Victoria Wilson's pages on Capra owe much to her interviews with Edward Bernds, a sound mixer who worked with both Stanwyck and Capra. Bernds, who died in 2000, witnessed the attraction and closeness that developed between the actress and director. According to Bernds, Capra was the smitten one; Barbara didn't want to leave Fay for Capra or anyone else. It comes as a surprise when Ms. Wilson reports casually that Stanwyck was in love with both Fay and Capra. Stanwyck was such a private person that some aspects of her emotional life remain opaque even in a book of this length.
Bernds's disclosures are hardly the only revelations in these pages. The author's resourcefulness as a researcher and doggedness in tracking down an amazing array of firsthand observers inspire awe. She spoke to Stanwyck's adopted son, Tony Fay, and Walda Mansfield, one of her roommates in New York. She quotes from a revealing unpublished memoir by actor Joel McCrea, who first worked with Stanwyck in "Gambling Lady" (1934).
But Ms. Wilson is a completist. Every Stanwyck movie must take its place in her chronicle, every live performance and radio appearance. When she mentions a director or co-star, we're given that person's back story: previous credits, character quirks, reputation. The author also devotes many pages to American politics in the eras of Hoover and Franklin Roosevelt, the economics of the Depression, the effect of censorship on Hollywood, and the growing importance of the Academy Awards.

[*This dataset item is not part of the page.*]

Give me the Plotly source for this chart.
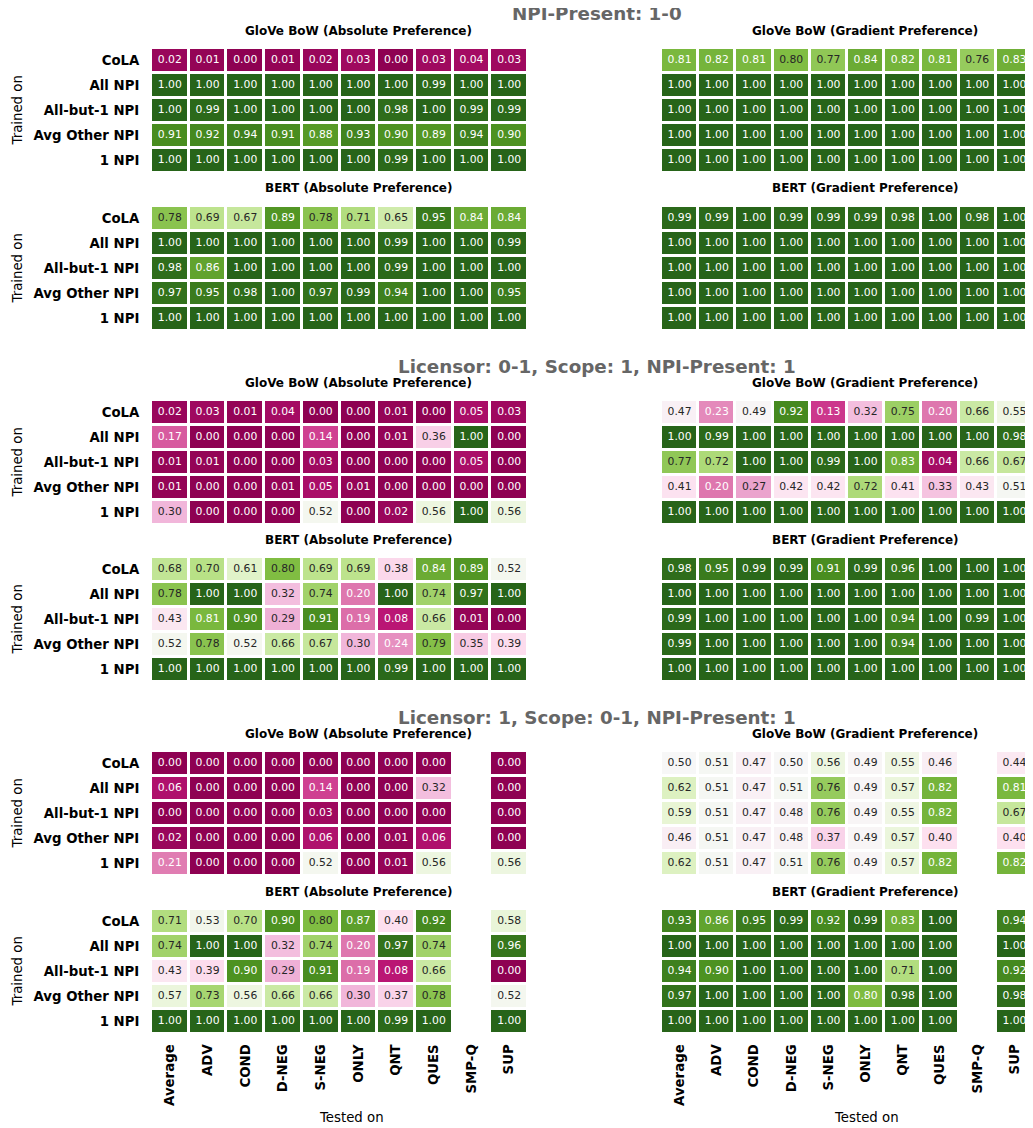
import plotly.graph_objects as go

# page size is 1033x1128; the page body has an 8px margin, so the figure is offset by 8px
PAGE_W, PAGE_H, OFF = 1033, 1128, 8
W, H = PAGE_W - OFF, PAGE_H - OFF

columns = ["Average", "ADV", "COND", "D-NEG", "S-NEG", "ONLY", "QNT", "QUES", "SMP-Q", "SUP"]
rows = ["CoLA", "All NPI", "All-but-1 NPI", "Avg Other NPI", "1 NPI"]

section_titles = ["NPI-Present: 1-0",
                  "Licensor: 0-1, Scope: 1, NPI-Present: 1",
                  "Licensor: 1, Scope: 0-1, NPI-Present: 1"]
panel_titles = ["GloVe BoW (Absolute Preference)", "GloVe BoW (Gradient Preference)",
                "BERT (Absolute Preference)", "BERT (Gradient Preference)"]
N = None

# ---- Section 1: NPI-Present 1-0 ----
s1_glove_abs = [
    [0.02, 0.01, 0.00, 0.01, 0.02, 0.03, 0.00, 0.03, 0.04, 0.03],
    [1.00, 1.00, 1.00, 1.00, 1.00, 1.00, 1.00, 0.99, 1.00, 1.00],
    [1.00, 0.99, 1.00, 1.00, 1.00, 1.00, 0.98, 1.00, 0.99, 0.99],
    [0.91, 0.92, 0.94, 0.91, 0.88, 0.93, 0.90, 0.89, 0.94, 0.90],
    [1.00, 1.00, 1.00, 1.00, 1.00, 1.00, 0.99, 1.00, 1.00, 1.00],
]
s1_glove_grad = [
    [0.81, 0.82, 0.81, 0.798, 0.77, 0.84, 0.82, 0.81, 0.76, 0.83],
    [1.00, 1.00, 1.00, 1.00, 1.00, 1.00, 1.00, 1.00, 1.00, 1.00],
    [1.00, 1.00, 1.00, 1.00, 1.00, 1.00, 1.00, 1.00, 1.00, 1.00],
    [1.00, 1.00, 1.00, 1.00, 1.00, 1.00, 1.00, 1.00, 1.00, 1.00],
    [1.00, 1.00, 1.00, 1.00, 1.00, 1.00, 1.00, 1.00, 1.00, 1.00],
]
s1_bert_abs = [
    [0.78, 0.69, 0.67, 0.89, 0.78, 0.71, 0.65, 0.95, 0.84, 0.84],
    [1.00, 1.00, 1.00, 1.00, 1.00, 1.00, 0.99, 1.00, 1.00, 0.99],
    [0.98, 0.86, 1.00, 1.00, 1.00, 1.00, 0.99, 1.00, 1.00, 1.00],
    [0.97, 0.95, 0.98, 1.00, 0.97, 0.99, 0.94, 1.00, 1.00, 0.95],
    [1.00, 1.00, 1.00, 1.00, 1.00, 1.00, 1.00, 1.00, 1.00, 1.00],
]
s1_bert_grad = [
    [0.99, 0.99, 1.00, 0.99, 0.99, 0.99, 0.98, 1.00, 0.98, 1.00],
    [1.00, 1.00, 1.00, 1.00, 1.00, 1.00, 1.00, 1.00, 1.00, 1.00],
    [1.00, 1.00, 1.00, 1.00, 1.00, 1.00, 1.00, 1.00, 1.00, 1.00],
    [1.00, 1.00, 1.00, 1.00, 1.00, 1.00, 1.00, 1.00, 1.00, 1.00],
    [1.00, 1.00, 1.00, 1.00, 1.00, 1.00, 1.00, 1.00, 1.00, 1.00],
]

# ---- Section 2: Licensor 0-1, Scope 1, NPI-Present 1 ----
s2_glove_abs = [
    [0.02, 0.03, 0.01, 0.04, 0.00, 0.00, 0.01, 0.00, 0.05, 0.03],
    [0.17, 0.00, 0.00, 0.00, 0.14, 0.00, 0.01, 0.36, 1.00, 0.00],
    [0.01, 0.01, 0.00, 0.00, 0.03, 0.00, 0.00, 0.00, 0.05, 0.00],
    [0.01, 0.00, 0.00, 0.01, 0.05, 0.01, 0.00, 0.00, 0.00, 0.00],
    [0.30, 0.00, 0.00, 0.00, 0.52, 0.00, 0.02, 0.56, 1.00, 0.56],
]
s2_glove_grad = [
    [0.47, 0.23, 0.49, 0.92, 0.13, 0.32, 0.75, 0.20, 0.66, 0.55],
    [1.00, 0.99, 1.00, 1.00, 1.00, 1.00, 1.00, 1.00, 1.00, 0.98],
    [0.77, 0.72, 1.00, 1.00, 0.99, 1.00, 0.83, 0.04, 0.66, 0.67],
    [0.41, 0.20, 0.27, 0.42, 0.42, 0.72, 0.41, 0.33, 0.43, 0.51],
    [1.00, 1.00, 1.00, 1.00, 1.00, 1.00, 1.00, 1.00, 1.00, 1.00],
]
s2_bert_abs = [
    [0.68, 0.70, 0.61, 0.798, 0.69, 0.69, 0.38, 0.84, 0.89, 0.52],
    [0.78, 1.00, 1.00, 0.32, 0.74, 0.20, 1.00, 0.74, 0.97, 1.00],
    [0.43, 0.81, 0.90, 0.29, 0.91, 0.19, 0.08, 0.66, 0.01, 0.00],
    [0.52, 0.78, 0.52, 0.66, 0.67, 0.30, 0.24, 0.79, 0.35, 0.39],
    [1.00, 1.00, 1.00, 1.00, 1.00, 1.00, 0.99, 1.00, 1.00, 1.00],
]
s2_bert_grad = [
    [0.98, 0.95, 0.99, 0.99, 0.91, 0.99, 0.96, 1.00, 1.00, 1.00],
    [1.00, 1.00, 1.00, 1.00, 1.00, 1.00, 1.00, 1.00, 1.00, 1.00],
    [0.99, 1.00, 1.00, 1.00, 1.00, 1.00, 0.94, 1.00, 0.99, 1.00],
    [0.99, 1.00, 1.00, 1.00, 1.00, 1.00, 0.94, 1.00, 1.00, 1.00],
    [1.00, 1.00, 1.00, 1.00, 1.00, 1.00, 1.00, 1.00, 1.00, 1.00],
]

# ---- Section 3: Licensor 1, Scope 0-1, NPI-Present 1 ----
s3_glove_abs = [
    [0.00, 0.00, 0.00, 0.00, 0.00, 0.00, 0.00, 0.00, N, 0.00],
    [0.06, 0.00, 0.00, 0.00, 0.14, 0.00, 0.00, 0.32, N, 0.00],
    [0.00, 0.00, 0.00, 0.00, 0.03, 0.00, 0.00, 0.00, N, 0.00],
    [0.02, 0.00, 0.00, 0.00, 0.06, 0.00, 0.01, 0.06, N, 0.00],
    [0.21, 0.00, 0.00, 0.00, 0.52, 0.00, 0.01, 0.56, N, 0.56],
]
s3_glove_grad = [
    [0.50, 0.51, 0.47, 0.50, 0.56, 0.49, 0.55, 0.46, N, 0.44],
    [0.62, 0.51, 0.47, 0.51, 0.76, 0.49, 0.57, 0.82, N, 0.81],
    [0.59, 0.51, 0.47, 0.48, 0.76, 0.49, 0.55, 0.82, N, 0.67],
    [0.46, 0.51, 0.47, 0.48, 0.37, 0.49, 0.57, 0.40, N, 0.40],
    [0.62, 0.51, 0.47, 0.51, 0.76, 0.49, 0.57, 0.82, N, 0.82],
]
s3_bert_abs = [
    [0.71, 0.53, 0.70, 0.90, 0.798, 0.87, 0.40, 0.92, N, 0.58],
    [0.74, 1.00, 1.00, 0.32, 0.74, 0.20, 0.97, 0.74, N, 0.96],
    [0.43, 0.39, 0.90, 0.29, 0.91, 0.19, 0.08, 0.66, N, 0.00],
    [0.57, 0.73, 0.56, 0.66, 0.66, 0.30, 0.37, 0.78, N, 0.52],
    [1.00, 1.00, 1.00, 1.00, 1.00, 1.00, 0.99, 1.00, N, 1.00],
]
s3_bert_grad = [
    [0.93, 0.86, 0.95, 0.99, 0.92, 0.99, 0.83, 1.00, N, 0.94],
    [1.00, 1.00, 1.00, 1.00, 1.00, 1.00, 1.00, 1.00, N, 1.00],
    [0.94, 0.90, 1.00, 1.00, 1.00, 1.00, 0.71, 1.00, N, 0.92],
    [0.97, 1.00, 1.00, 1.00, 1.00, 0.803, 0.98, 1.00, N, 0.98],
    [1.00, 1.00, 1.00, 1.00, 1.00, 1.00, 1.00, 1.00, N, 1.00],
]

PIYG = [(142, 1, 82), (197, 27, 125), (222, 119, 174), (241, 182, 218), (253, 224, 239),
        (247, 247, 247), (230, 245, 208), (184, 225, 134), (127, 188, 65), (77, 146, 33),
        (39, 100, 25)]
PIYG_SCALE = [[i / 10, "rgb(%d,%d,%d)" % c] for i, c in enumerate(PIYG)]


def text_color(v):
    t = min(max(v, 0.0), 1.0) * 10
    i = min(int(t), 9)
    f = t - i
    c = [PIYG[i][k] + (PIYG[i + 1][k] - PIYG[i][k]) * f for k in range(3)]

    def lin(u):
        u = u / 255.0
        return u / 12.92 if u <= 0.03928 else ((u + 0.055) / 1.055) ** 2.4

    lum = 0.2126 * lin(c[0]) + 0.7152 * lin(c[1]) + 0.0722 * lin(c[2])
    return "#262626" if lum > 0.408 else "white"


def fx(px):
    return min(max((px - OFF) / W, 0.0), 1.0)


def fy(py):
    return min(max(1 - (py - OFF) / H, 0.0), 1.0)


FONT = "DejaVu Sans"
LX = (151, 528)
RX = (661, 1035)
# (data, x-range px, top px, bottom px, show x ticks, show y ticks)  -- page pixel coords
panels = [
    (s1_glove_abs, LX, 48, 173, False, True),
    (s1_glove_grad, RX, 48, 173, False, False),
    (s1_bert_abs, LX, 206, 331, False, True),
    (s1_bert_grad, RX, 206, 331, False, False),
    (s2_glove_abs, LX, 400, 525, False, True),
    (s2_glove_grad, RX, 400, 525, False, False),
    (s2_bert_abs, LX, 557, 682, False, True),
    (s2_bert_grad, RX, 557, 682, False, False),
    (s3_glove_abs, LX, 751, 876, False, True),
    (s3_glove_grad, RX, 751, 876, False, False),
    (s3_bert_abs, LX, 909, 1034, True, True),
    (s3_bert_grad, RX, 909, 1034, True, False),
]

fig = go.Figure()
layout = {}
for i, (data, xr, top, bot, sx, sy) in enumerate(panels, start=1):
    xa, ya = ("x%d" % i), ("y%d" % i)
    fig.add_trace(go.Heatmap(z=data, x=columns, y=rows, colorscale=PIYG_SCALE, zmin=0, zmax=1,
                             showscale=False, xgap=3, ygap=3, hoverinfo="skip",
                             xaxis=xa, yaxis=ya))
    tx, ty, tt, tc = [], [], [], []
    for r, rname in enumerate(rows):
        for c, cname in enumerate(columns):
            v = data[r][c]
            if v is None:
                continue
            tx.append(cname)
            ty.append(rname)
            tt.append("%.2f" % v)
            tc.append(text_color(v))
    fig.add_trace(go.Scatter(x=tx, y=ty, text=tt, mode="text", hoverinfo="skip",
                             textfont=dict(family=FONT, size=10.8, color=tc),
                             showlegend=False, xaxis=xa, yaxis=ya))
    layout["xaxis%d" % i] = dict(
        domain=[fx(xr[0]), fx(xr[1])], anchor=ya, type="category", categoryorder="array",
        categoryarray=columns, range=[-0.5, 9.5], showgrid=False, zeroline=False,
        showline=False, showticklabels=sx, tickangle=-90, ticks="outside", ticklen=4,
        tickcolor="rgba(0,0,0,0)",
        tickfont=dict(family=FONT, size=13.3, color="black", weight="bold"))
    layout["yaxis%d" % i] = dict(
        domain=[fy(bot), fy(top)], anchor=xa, type="category", categoryorder="array",
        categoryarray=rows, range=[4.5, -0.5], showgrid=False, zeroline=False,
        showline=False, showticklabels=sy, ticks="outside", ticklen=8,
        tickcolor="rgba(0,0,0,0)",
        tickfont=dict(family=FONT, size=13.3, color="black", weight="bold"))

annotations = []
sec_title_y = [14, 366, 717]
sub_title_y = [(31, 188), (383, 540), (734, 892)]
TITLE_CX = [358, 865]
for s in range(3):
    annotations.append(dict(text="<b>%s</b>" % section_titles[s], x=fx(597), y=fy(sec_title_y[s]),
                            xref="paper", yref="paper", showarrow=False, xanchor="center",
                            yanchor="middle", font=dict(family=FONT, size=18.3, color="#666666")))
    for m in range(2):
        for side in range(2):
            annotations.append(dict(text="<b>%s</b>" % panel_titles[m * 2 + side],
                                    x=fx(TITLE_CX[side]), y=fy(sub_title_y[s][m]),
                                    xref="paper", yref="paper", showarrow=False,
                                    xanchor="center", yanchor="middle",
                                    font=dict(family=FONT, size=12, color="black")))
for (data, xr, top, bot, sx, sy) in panels:
    if sy:
        annotations.append(dict(text="Trained on", x=fx(17), y=fy((top + bot) / 2),
                                xref="paper", yref="paper", showarrow=False, textangle=-90,
                                xanchor="center", yanchor="middle",
                                font=dict(family=FONT, size=13.3, color="black")))
for cx in [351, 866]:
    annotations.append(dict(text="Tested on", x=fx(cx), y=fy(1117), xref="paper", yref="paper",
                            showarrow=False, xanchor="center", yanchor="middle",
                            font=dict(family=FONT, size=13.3, color="black")))

fig.update_layout(width=W, height=H, margin=dict(l=0, r=0, t=0, b=0),
                  paper_bgcolor="white", plot_bgcolor="white", showlegend=False,
                  annotations=annotations, **layout)
fig.write_html("out.html")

The goal is to place the actress's life and work in context. But we often lose sight of Stanwyck in the thickets of information. In her chapter devoted to "Stella Dallas" (1937), a major film in which Stanwyck delivered a harrowing performance, Ms. Wilson lavishes attention on a precursor, the silent version of "Stella Dallas," starring Belle Bennett. Elsewhere she devotes several pages to Woody Van Dyke, the colorful director of the artistically undistinguished "His Brother's Wife" (1936). The reason that movie matters, however, is that Stanwyck co-starred with Robert Taylor, the Nebraska-bred actor who would become her second husband, and MGM promoted the co-stars as "America's Grand New Love Team."

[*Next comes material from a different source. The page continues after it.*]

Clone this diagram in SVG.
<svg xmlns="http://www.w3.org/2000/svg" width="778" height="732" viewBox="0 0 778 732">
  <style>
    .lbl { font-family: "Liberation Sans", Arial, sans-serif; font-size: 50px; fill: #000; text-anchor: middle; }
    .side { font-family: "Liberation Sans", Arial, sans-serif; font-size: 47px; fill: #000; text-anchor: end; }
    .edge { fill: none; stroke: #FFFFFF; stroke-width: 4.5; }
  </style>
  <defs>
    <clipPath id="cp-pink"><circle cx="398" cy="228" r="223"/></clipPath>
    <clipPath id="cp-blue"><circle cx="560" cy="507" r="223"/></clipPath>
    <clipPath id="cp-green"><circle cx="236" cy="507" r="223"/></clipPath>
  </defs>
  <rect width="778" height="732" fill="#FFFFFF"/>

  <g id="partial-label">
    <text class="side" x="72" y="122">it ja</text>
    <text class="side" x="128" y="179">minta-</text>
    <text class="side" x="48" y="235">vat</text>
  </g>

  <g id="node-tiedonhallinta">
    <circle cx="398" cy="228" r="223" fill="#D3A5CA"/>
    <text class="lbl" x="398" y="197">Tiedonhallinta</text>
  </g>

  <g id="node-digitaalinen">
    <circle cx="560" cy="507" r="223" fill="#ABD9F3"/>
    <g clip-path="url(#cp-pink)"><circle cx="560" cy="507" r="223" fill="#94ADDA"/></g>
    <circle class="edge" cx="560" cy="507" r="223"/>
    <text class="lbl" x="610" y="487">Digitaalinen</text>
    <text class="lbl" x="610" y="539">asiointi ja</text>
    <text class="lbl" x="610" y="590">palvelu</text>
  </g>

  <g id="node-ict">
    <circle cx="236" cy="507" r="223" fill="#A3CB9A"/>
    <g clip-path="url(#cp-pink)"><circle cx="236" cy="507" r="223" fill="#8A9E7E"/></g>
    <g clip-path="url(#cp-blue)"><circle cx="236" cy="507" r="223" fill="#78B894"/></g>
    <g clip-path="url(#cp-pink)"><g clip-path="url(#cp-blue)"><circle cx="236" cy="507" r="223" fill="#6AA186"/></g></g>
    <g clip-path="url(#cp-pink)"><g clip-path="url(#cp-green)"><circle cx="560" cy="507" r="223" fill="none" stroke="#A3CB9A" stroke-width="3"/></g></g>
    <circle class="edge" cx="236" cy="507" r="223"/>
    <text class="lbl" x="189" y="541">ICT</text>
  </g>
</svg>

Ms. Wilson, meanwhile, has much further to go: This volume takes us only through the year 1940 and fewer than half of Stanwyck's more than 80 films. Stanwyck has performed none of her signature roles in "The Lady Eve" (1941), "Meet John Doe" (1941), "Ball of Fire" (1941), "Double Indemnity" (1944) and "Sorry, Wrong Number" (1948)—the roles that established her as a doyenne of film noir and as one of the screen's most accomplished comic actresses. Her decades of work in television must also come under scrutiny. Even Stanwyck aficionados—and there are many who consider her the finest, most versatile and truthful actress that Hollywood has produced—may be discouraged by the detail of "Steel-True."
Too much of a good thing, as Mae West said, can be wonderful; it can also be just too much.